Why 'Fever Pitch' Is Better Than You Remember


I’m not here to tell you that “Fever Pitch” is a secret masterpiece, and even if I believed that, I doubt that you’d believe me. That being said, what it actually is still represents something of a feat: a modern romantic comedy that tries to deal with the messy process of nurturing a proper adult relationship rather than simply shoehorning two lovers into a predictable set of catastrophic circumstances until they finally succumb to one another.

Until its climax, the Farrelly Brothers’ 2005 adaptation of Nick Hornby’s soccer-minded memoir (actually “football,” yes, I’m aware, moving on) genuinely values the compromise that comes with real life over the reliable contrivance of rom-com fare, and even then, its only-in-the-movies ending seems worthy of the fantastical upturn of the Boston Red Sox’ own 2004 season, which even the screenwriters hadn’t anticipated at the time.

We’re getting ahead of ourselves, though.

This is the story of a love triangle, one between a man, a woman and his favorite sports team. To be fair, Ben (Jimmy Fallon) makes this clear to Lindsey (Drew Barrymore) early on, acknowledging that his passion for the Sox has come between him and other girls, but this workaholic is willing to roll with it. Instead of being worried that she’ll once again prioritize her job over her latest boyfriend, she assumes that his games will keep him suitably occupied in her absence. What seems like an ideal arrangement turns out to be a tacit agreement in mutual neglect, and while Ben’s fanaticism takes on exaggerated proportions, it’s key that writers Lowell Ganz and Babaloo Mandel accept in a very real way that people can be as devoted to their traditions and institutions as they are relationships. Fans of Hornby’s own “High Fidelity” or its screen adaptation shouldn’t be surprised; they are essentially the same thing, with LPs swapped out for HRs and fewer catty asides to the audience.

Whenever Lindsey’s family and friends refer to Ben, they call him “the schoolteacher,” and while our leading lady is initially dismissive of such a casual label, it’s fitting that Ben might only exist as an abstract to her, this elusive idea -- nay, ideal -- of a steady, healthy, meaningful relationship. Out of the stands, he’s the outsider, panicked at dinners when strangers opt to discuss a game he hasn’t yet watched, absent at parties because he’d rather be with his “summer family” than dare to meet hers. At Fenway, though, Lindsey gets to be the Other for a change: distracted, distracting, ignorant to the rules of the game and callous towards the superstitions of its fans (as such, she is seemingly punished for her skepticism with a flyball to the noggin).

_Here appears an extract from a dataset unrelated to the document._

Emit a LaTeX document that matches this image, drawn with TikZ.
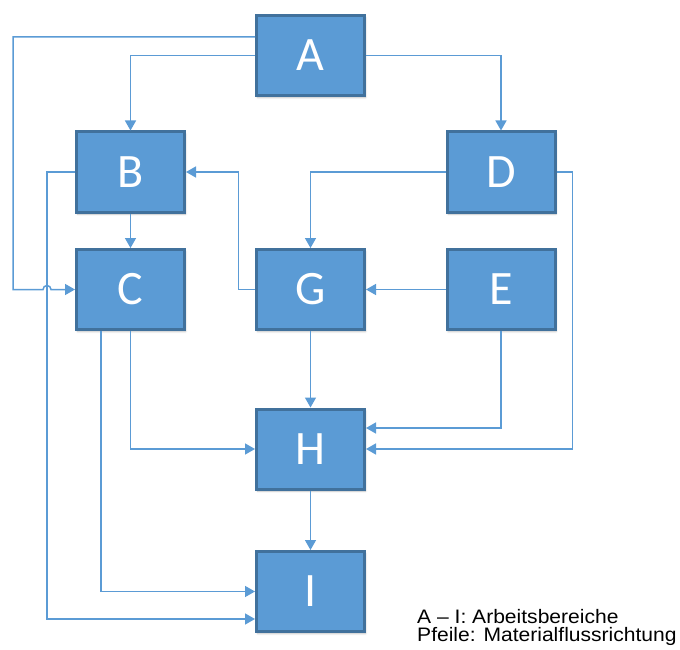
\documentclass[tikz,border=0pt]{standalone}
\usepackage{fontspec}
\setmainfont{Liberation Sans}
\newfontfamily\boxfont{Carlito}
\usetikzlibrary{arrows.meta,shadows.blur}
\definecolor{boxfill}{HTML}{5B9BD5}
\definecolor{boxedge}{HTML}{41719C}
\definecolor{flow}{HTML}{5B9BD5}
\begin{document}
\begin{tikzpicture}[x=1pt,y=-1pt,
  area/.style={draw=boxedge, fill=boxfill, line width=3pt,
    minimum width=108pt, minimum height=80pt, inner sep=0pt,
    text=white, font=\boxfont\fontsize{48}{48}\selectfont,
    blur shadow={shadow xshift=1pt, shadow yshift=-2pt,
      shadow blur steps=6, shadow opacity=25}},
  flowline/.style={draw=flow, line width=1.5pt},
  flowarrow/.style={flowline, -{Triangle[length=10pt,width=11pt]}},
  caption/.style={anchor=base west, inner sep=0pt,
    font=\fontsize{19.5}{19.5}\selectfont}]
\useasboundingbox (0,0) rectangle (680,650);

% work areas
\node[area] (A) at (310.5,55.5)  {A};
\node[area] (B) at (130.5,172)   {B};
\node[area] (C) at (130.5,289.5) {C};
\node[area] (G) at (310.5,289.5) {G};
\node[area] (D) at (501,172)     {D};
\node[area] (E) at (501,289.5)   {E};
\node[area] (H) at (310.5,449)   {H};
\node[area] (I) at (310.5,591.5) {I};

% route points of the long outer loops
\coordinate (outerTop) at (13,37);
\coordinate (outerBot) at (13,289.5);
\coordinate (hopIn)    at (43,289.5);

% material flows
\draw[flowarrow] ([yshift=18.5pt]A.west) -- (outerTop) -- (outerBot) -- (hopIn)
  arc[start angle=180,end angle=0,radius=4pt] -- (C.west);
\draw[flowarrow] (A.west) -| (B.north);
\draw[flowarrow] (A.east) -| (D.north);
\draw[flowarrow] (B.south) -- (C.north);
\draw[flowarrow] (B.west) -- ++(-28,0) |- ([yshift=-27.5pt]I.west);
\draw[flowarrow] ([xshift=-29.5pt]C.south) |- (I.west);
\draw[flowarrow] (C.south) |- (H.west);
\draw[flowarrow] (G.west) -- ++(-16.5,0) |- (B.east);
\draw[flowarrow] (D.west) -| (G.north);
\draw[flowarrow] (E.west) -- (G.east);
\draw[flowarrow] (G.south) -- (H.north);
\draw[flowarrow] (E.south) |- ([yshift=21pt]H.east);
\draw[flowarrow] (D.east) -- ++(16,0) |- (H.east);
\draw[flowarrow] (H.south) -- (I.north);

% legend
\node[caption] (k1) at (417,623.3) {\scalebox{1.08}[1]{A – I: Arbeitsbereiche}};
\node[caption] (k2) at (417,641.5) {\scalebox{1.08}[1]{Pfeile: Materialflussrichtung}};
\end{tikzpicture}
\end{document}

It’s made clear from the start that Red Sox home games began as a steady surrogate for Ben’s broken home, the need for which adult Ben has never shaken. However questionable his behavior, this aren’t just lazy, Apatow-like man-child antics; these are honest-to-goodness deep-seated associations between commitment and happiness. I may not care much for sports myself, but as speaking as someone who has spent many a weeknight and Saturday morning seated in dark theaters with complete strangers, it’s not hard to extrapolate Ben’s baseball-fueled bliss as just about any other time-consuming pursuit, occupational or otherwise.

For all this neurotic groundwork, “Fever Pitch” is still a decently enjoyable movie, beholden to sitcom-like lighting and gentle stabs at the ol’ Farrelly crudeness (at worst, a non-starter ball-shaving gag; at best, Ben cleans up Lindsey’s unseen vomit on their woebegone first date), but bolstered by an emphasis on their trademark sweetness, a salve here that would only proceed to appear at odds with the hard-R flop-sweat of 2007’s “The Heartbreak Kid” and 2011’s “Hall Pass.”

By the time we get to our formulaic third act, Lindsey decides to leave a Big Meeting in order to make a Big Gesture to win back Ben before thousands of fans and viewers, as he goes about selling off his inherited season tickets. After splitting up, Lindsey does have a promotion going for her; there’s at least some measure of gain to come from shirking their relationship. For Ben, it’s much less of an either/or proposition. He isn’t selling his tickets in an effort to win Lindsey back so much as attempting to put away childish things, but if he forsakes them both, then he is likely forsaking ever loving anything or anyone so deeply again. He wants something safe, she wants something safe, and yet in the end, they admit that trying to strike that balance with one another is better than risking nothing at all.

In a movie that is itself the very definition of “safe,” that sentiment seems more fair than foul to me.